The issue before the Tribunal is (i) whether Claimants are permitted to request the filing of new documents at this stage of the proceedings, and if so, (ii) whether there are exceptional circumstances that would justify such filing, (iii) whether such documents are relevant to the case and material to its outcome, and in any event (iv) whether permitting Claimants to file such documents would violate Respondent's due process rights.

B. Possibility of filing new documents

35.
First, the possibility of filing new documents is provided for in Section 16.3 of PO 1, which reads as follows:

Either party may submit an application to present additional evidence after the filing of its respective last written submission should it consider that exceptional circumstances exist, based on a reasoned written request followed by observations from the other party. The Tribunal shall decide, in its discretion, on any such application. (emphasis added)

36.
A "respective last written submission" for the purposes of Section 16.3 refers to the Reply and the Rejoinder. This follows from Section 16.1 of PO 1, which reads as follows:

The Memorial and Counter-Memorial shall be accompanied by the documentary evidence relied upon by the parties, including exhibits and legal authorities (hereinafter "documents").
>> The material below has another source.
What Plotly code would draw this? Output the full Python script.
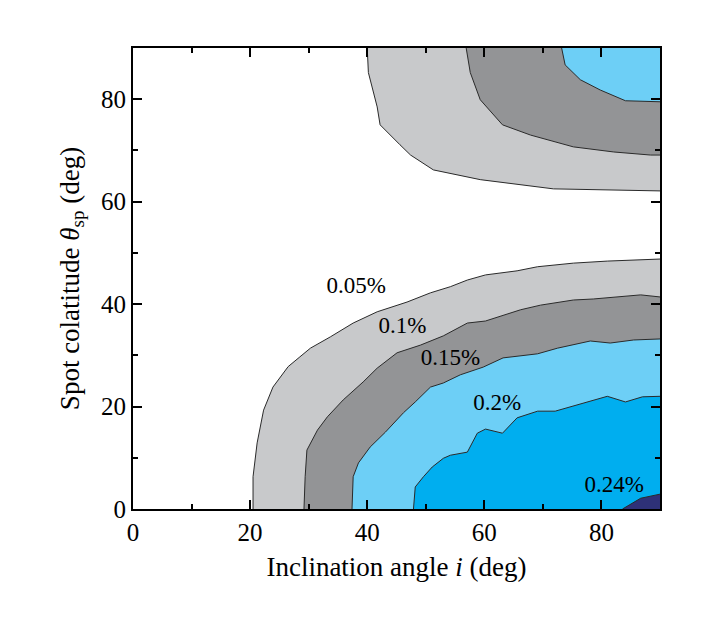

Further documents relied upon by the parties in rebuttal shall be submitted with the Reply and Rejoinder.

37.
This also follows from Section 16.6 of PO 1, which prohibits reliance on new evidence at a hearing and reads in relevant part:

"Demonstrative exhibits (such as PowerPoint slides, charts, tabulations, etc.) may be used at any hearing, provided they contain no new evidence."

38.
However, the right to request the filing of new documents following the Reply or Rejoinder and the prohibition on doing so at the hearing, does not mean that the period within which such a request may be made ends at the final hearing. Indeed, nothing in the provision itself suggests such an assumption, and the Tribunal finds no plausible reason to prohibit the request to file new documents at any time until the official closing of the proceedings.
39.
Second, the Tribunal's finding is supported by ICSID Rule 34(2)(a), which provides that "[t]he Tribunal may, if it deems it necessary at any stage of the proceeding: (a) call upon the parties to produce documents, witnesses and experts". Nothing in the language of Rule 34 suggests that the request to produce such evidence can only be made at the tribunal's own motion and not at the request of a party. The same is true of Article 43(1) of the ICSID Convention, which provides that "[e]xcept as the parties otherwise agree, the Tribunal may, if it deems it necessary at any stage of the proceedings, (a) call upon the parties to produce documents or other evidence" […]. Since the Tribunal has not declared the present proceedings closed, it is not necessary to refer to ICSID Rule 38, which applies only in such circumstances.
40.
In light of the above, the Tribunal considers that Claimants may request the filing of new documents at this stage of the proceedings if exceptional circumstances exist.

C. Existence of exceptional circumstances and relevance and materiality of the new documents

41.
The Parties disagree as to whether there are "exceptional circumstances" that justify granting of Claimants' application to file new documents at this stage of the proceedings.
42.
The Tribunal considers that the "exceptional circumstances" standard set out in Section 16.3 of PO 1 is a high threshold. Indeed, the admission of evidence, even evidence that may have some potential relevance to a disputed issue, is not unlimited. This condition is inevitably linked to the relevance and materiality of the documents to the outcome of the case itself.
43.
In the present case, the documents which Claimants seek to produce could not have been introduced at an earlier stage in the proceedings. Moreover, they are undeniably relevant to issues raised by the Parties' claims. The question of whether those claims may be jurisdictionally barred is not relevant to the decision whether to admit the documents. This is particularly so as the Tribunal has not decided jurisdiction yet. Moreover, how those documents will be used to assess the conduct of the Parties during the period at issue is also not pertinent to the Tribunal's decision on whether to allow such documents into the record in these proceedings. Rather, what is important is that the Tribunal, which has already begun its deliberations, has a complete record when it prepares and delivers its decision. This is true whether or not these new documents may prove important to the case.
44.
Accordingly, the Tribunal finds that the requirements of exceptional circumstances and relevance and materiality are satisfied in this case.

D. Respect of Respondent's due process rights

45.
As to Respondent's due process rights, the Tribunal finds that those rights will not be affected by the admission of the new documents. Indeed, Respondent will be given ample opportunity to present its case in this regard through written and/or oral submissions and examinations. The Tribunal recalls that it has held out the prospect of a further procedural step in the form of an additional oral hearing or a written phase with questions that may arise after the filing of the Parties' Post-Hearing Briefs (see above para. 9).
46.
In light of the foregoing, the Tribunal decides that the new documents sought to be introduced by Claimants are admitted.

E. Next Steps

47.
The Tribunal urges both Parties to confer and agree on a clear procedure for dealing with these new documents, in particular, the manner in which the Parties intend to present their respective arguments in relation to them and the relevant timetable. The Parties shall do so by [xx]. In the event of disagreement, the Tribunal shall decide.

III. ORDER

48.
In light of the above, the Tribunal grants Claimants' request and invites both Parties to confer and agree on a clear procedure for dealing with these new documents, in particular, the manner in which the Parties intend to present their respective arguments in relation to them and the relevant timetable, by Thursday 14 October 2021. In the event of disagreement, the Tribunal shall decide.